Saturday, June 18, 2005

I had an epiphany the other day. It goes something like this:

1) Marketing is about managing perception. That wasn't the epiphany, just a sort of set up. It's something I know to be true because I've been working in advertising and marketing and branding for 20 years.

2) The perceived value of a company is determined by perception. This isn't the epiphany, either. Although it is something of a realization. What it means is that people will buy or sell a stock based not on what a company is worth, but on what they believe the company will be worth.

I've learned this lesson repeatedly, but most profoundly when I decided--back in 2000--that you don't bet against Bill Gates. I bought stock in Microsoft at something like $58 a share. Today it's worth less than half of that. Beacause...

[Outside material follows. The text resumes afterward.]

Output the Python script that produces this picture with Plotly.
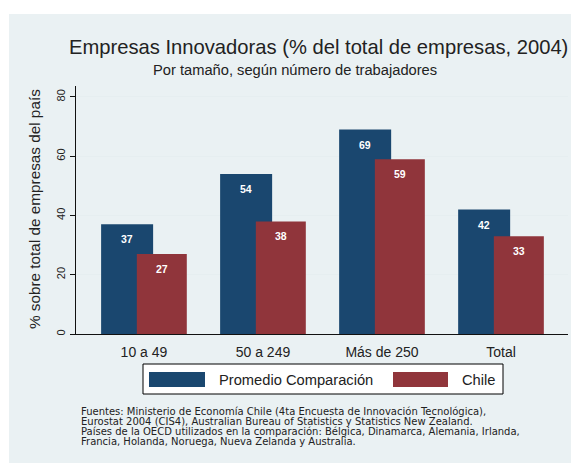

Because the important thing isn't how smart Bill Gates is, it's how smart people think Bill Gates is. A very important distinction. In 2000, people thought the future for Microsoft was rosier than people do today.

Perception.

Or, to put it another way, the perception of the future for Microsoft was better in 2000 than it is now.

I know, it's not just marketing. There are fundamentals. But the fundamentals only contribute to the perception. This is why a company like Ford can have a price/earnings ratio of 8.13 while a company like Google can have one of 110.79. What that says is that people think Google has more than a ten times better chance of doubling in value in two years than Ford.

Here comes the epiphany. If marketing is about managing perception and the stock market is about reflecting perception, then if anybody should be able to pick a winning stock, it's me.

So I'm pulling the trigger.

I'm opening an account at a brokerage, putting $50,000 into it, and buying and selling stocks in companies based on what I know about marketing.

This blog is here to do two things. First, to keep me honest. It's easy to be revisionist, but if I articulate my thoughts as they come to me, I'll be able to track whether I'm as smart as I think I am. (I'm really proud of my investment in Apple, which is worth eight times what I paid for it, but I tend to forget how tough it was to write the check.)

Second, I'd like to hear what other people think about what I think. I know what I know, but what I don't know is what I don't know. So maybe you could tell me.